RECORD LIST.
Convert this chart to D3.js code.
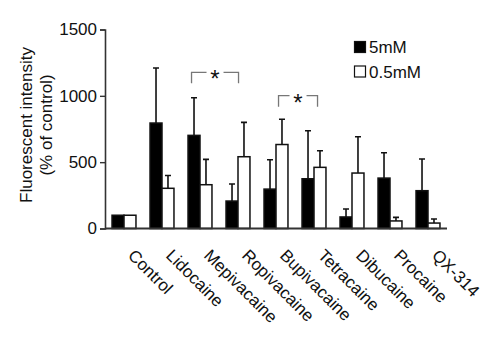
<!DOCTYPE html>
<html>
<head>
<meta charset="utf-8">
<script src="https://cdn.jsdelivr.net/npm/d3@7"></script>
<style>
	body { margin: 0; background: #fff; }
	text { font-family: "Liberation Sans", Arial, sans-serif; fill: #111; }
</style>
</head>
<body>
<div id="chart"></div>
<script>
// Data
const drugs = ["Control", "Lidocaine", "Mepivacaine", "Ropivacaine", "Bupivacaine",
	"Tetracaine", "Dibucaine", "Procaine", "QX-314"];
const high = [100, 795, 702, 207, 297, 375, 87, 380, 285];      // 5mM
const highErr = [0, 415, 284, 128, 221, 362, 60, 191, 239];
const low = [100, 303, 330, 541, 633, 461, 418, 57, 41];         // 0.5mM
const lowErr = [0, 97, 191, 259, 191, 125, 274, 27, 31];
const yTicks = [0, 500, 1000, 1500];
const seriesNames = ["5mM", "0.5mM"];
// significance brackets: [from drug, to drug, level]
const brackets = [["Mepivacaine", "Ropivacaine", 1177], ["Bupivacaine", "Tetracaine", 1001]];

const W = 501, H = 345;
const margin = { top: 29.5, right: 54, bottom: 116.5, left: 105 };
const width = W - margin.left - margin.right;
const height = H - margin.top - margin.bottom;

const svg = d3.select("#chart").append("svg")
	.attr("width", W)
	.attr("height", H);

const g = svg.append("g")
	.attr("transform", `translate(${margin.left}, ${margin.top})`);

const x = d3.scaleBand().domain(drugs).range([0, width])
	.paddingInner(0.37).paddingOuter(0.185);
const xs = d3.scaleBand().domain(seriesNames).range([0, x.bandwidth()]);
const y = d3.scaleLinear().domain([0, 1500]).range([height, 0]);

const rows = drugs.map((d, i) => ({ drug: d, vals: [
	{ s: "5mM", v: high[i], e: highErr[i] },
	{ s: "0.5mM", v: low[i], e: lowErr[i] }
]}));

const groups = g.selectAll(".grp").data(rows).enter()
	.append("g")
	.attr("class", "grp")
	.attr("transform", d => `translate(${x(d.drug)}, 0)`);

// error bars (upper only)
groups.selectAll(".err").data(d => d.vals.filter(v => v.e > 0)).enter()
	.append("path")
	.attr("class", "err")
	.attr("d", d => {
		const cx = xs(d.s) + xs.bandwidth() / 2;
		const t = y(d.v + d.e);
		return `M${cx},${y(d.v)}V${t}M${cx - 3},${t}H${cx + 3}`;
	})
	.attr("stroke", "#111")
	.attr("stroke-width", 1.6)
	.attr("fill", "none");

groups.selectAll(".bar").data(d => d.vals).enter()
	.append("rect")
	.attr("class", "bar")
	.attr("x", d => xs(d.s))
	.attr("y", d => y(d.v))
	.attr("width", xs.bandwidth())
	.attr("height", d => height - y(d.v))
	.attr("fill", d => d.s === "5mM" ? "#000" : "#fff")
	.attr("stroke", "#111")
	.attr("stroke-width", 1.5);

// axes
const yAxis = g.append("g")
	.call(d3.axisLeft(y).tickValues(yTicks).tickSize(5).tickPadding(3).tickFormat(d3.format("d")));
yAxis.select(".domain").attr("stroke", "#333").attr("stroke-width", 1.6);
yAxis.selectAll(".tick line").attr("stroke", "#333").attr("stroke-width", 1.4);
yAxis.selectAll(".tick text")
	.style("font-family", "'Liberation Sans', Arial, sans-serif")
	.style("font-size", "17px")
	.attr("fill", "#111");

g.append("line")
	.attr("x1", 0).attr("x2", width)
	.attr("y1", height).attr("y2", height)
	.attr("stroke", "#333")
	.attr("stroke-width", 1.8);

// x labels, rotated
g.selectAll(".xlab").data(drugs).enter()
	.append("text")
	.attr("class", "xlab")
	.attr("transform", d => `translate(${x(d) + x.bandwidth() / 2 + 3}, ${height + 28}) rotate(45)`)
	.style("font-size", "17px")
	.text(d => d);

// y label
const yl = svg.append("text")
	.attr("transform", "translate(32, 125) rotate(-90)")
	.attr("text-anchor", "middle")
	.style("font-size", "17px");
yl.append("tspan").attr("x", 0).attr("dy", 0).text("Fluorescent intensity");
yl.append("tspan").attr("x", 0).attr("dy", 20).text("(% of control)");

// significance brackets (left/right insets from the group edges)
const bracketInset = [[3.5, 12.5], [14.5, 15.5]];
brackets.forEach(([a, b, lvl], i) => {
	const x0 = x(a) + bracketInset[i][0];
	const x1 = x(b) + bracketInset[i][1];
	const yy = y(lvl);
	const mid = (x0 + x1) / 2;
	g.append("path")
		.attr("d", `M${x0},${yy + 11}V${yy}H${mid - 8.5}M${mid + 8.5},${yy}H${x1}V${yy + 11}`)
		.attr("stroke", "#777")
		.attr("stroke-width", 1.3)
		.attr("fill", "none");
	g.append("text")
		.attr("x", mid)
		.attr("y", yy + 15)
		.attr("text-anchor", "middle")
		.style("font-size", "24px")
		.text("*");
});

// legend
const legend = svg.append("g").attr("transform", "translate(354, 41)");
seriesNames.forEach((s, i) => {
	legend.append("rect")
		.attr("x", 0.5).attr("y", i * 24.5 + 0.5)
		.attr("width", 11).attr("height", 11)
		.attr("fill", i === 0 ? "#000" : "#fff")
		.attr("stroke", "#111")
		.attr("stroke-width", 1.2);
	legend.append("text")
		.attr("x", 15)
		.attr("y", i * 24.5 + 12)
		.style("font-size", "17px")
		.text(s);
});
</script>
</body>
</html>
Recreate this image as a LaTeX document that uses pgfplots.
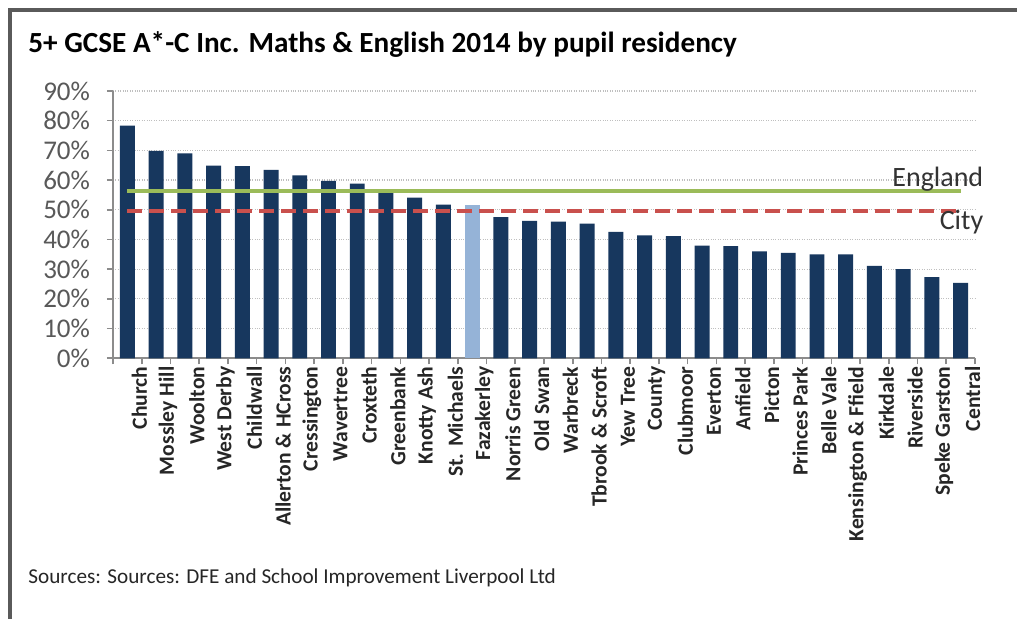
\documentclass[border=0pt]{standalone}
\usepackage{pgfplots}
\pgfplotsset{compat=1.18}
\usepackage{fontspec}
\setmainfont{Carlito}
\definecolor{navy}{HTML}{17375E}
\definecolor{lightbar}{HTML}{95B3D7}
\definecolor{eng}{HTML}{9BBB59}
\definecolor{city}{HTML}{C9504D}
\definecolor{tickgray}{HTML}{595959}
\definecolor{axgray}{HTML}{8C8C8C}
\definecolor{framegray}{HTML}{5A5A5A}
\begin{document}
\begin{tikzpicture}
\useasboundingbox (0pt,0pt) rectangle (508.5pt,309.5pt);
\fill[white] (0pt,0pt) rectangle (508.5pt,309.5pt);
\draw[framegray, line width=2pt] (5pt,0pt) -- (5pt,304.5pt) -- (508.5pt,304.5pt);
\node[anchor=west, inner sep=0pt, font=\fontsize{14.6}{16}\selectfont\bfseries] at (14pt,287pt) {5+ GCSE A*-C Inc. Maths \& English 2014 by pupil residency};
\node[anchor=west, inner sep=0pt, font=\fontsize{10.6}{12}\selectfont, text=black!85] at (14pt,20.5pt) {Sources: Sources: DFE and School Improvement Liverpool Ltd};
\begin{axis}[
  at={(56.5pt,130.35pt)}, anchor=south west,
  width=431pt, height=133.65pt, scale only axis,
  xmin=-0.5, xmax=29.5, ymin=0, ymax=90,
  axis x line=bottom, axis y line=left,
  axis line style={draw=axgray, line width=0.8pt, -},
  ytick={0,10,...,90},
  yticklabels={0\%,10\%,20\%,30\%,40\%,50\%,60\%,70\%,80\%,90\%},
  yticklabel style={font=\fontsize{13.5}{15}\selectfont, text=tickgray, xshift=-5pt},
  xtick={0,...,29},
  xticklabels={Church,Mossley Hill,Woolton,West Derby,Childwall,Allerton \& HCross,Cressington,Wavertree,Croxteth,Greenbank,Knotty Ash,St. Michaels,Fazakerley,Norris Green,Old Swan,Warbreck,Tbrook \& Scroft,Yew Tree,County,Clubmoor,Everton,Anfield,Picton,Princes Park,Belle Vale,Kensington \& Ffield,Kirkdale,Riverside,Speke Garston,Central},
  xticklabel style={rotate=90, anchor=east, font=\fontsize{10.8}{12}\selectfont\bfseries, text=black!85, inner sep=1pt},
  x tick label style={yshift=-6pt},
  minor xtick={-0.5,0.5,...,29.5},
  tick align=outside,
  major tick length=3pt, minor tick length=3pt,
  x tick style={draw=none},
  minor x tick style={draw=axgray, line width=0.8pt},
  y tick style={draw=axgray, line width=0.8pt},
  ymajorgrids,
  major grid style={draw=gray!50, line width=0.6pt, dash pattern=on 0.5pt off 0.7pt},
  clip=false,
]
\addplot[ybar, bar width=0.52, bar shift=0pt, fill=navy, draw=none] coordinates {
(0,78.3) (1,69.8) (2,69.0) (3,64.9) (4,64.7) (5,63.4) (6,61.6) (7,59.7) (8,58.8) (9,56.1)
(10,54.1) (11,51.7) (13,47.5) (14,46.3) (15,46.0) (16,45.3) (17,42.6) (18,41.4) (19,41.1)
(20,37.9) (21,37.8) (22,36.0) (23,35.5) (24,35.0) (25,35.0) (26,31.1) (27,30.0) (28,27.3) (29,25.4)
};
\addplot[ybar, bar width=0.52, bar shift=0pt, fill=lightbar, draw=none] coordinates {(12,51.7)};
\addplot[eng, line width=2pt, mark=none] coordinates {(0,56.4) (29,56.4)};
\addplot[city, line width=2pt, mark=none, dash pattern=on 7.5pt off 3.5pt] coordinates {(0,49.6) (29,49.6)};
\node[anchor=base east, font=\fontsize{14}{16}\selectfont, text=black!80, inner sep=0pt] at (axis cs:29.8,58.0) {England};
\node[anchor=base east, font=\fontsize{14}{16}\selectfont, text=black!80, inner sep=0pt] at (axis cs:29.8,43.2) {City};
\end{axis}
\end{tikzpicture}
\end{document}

EXERCISE INSTRUCTIONS. Go through the records. Copy each line where "chart" appears.

SOLUTION TO THIS TASK.
Convert this chart to D3.js code.
<div id="chart"></div>
const svg = d3.select("#chart").append("svg")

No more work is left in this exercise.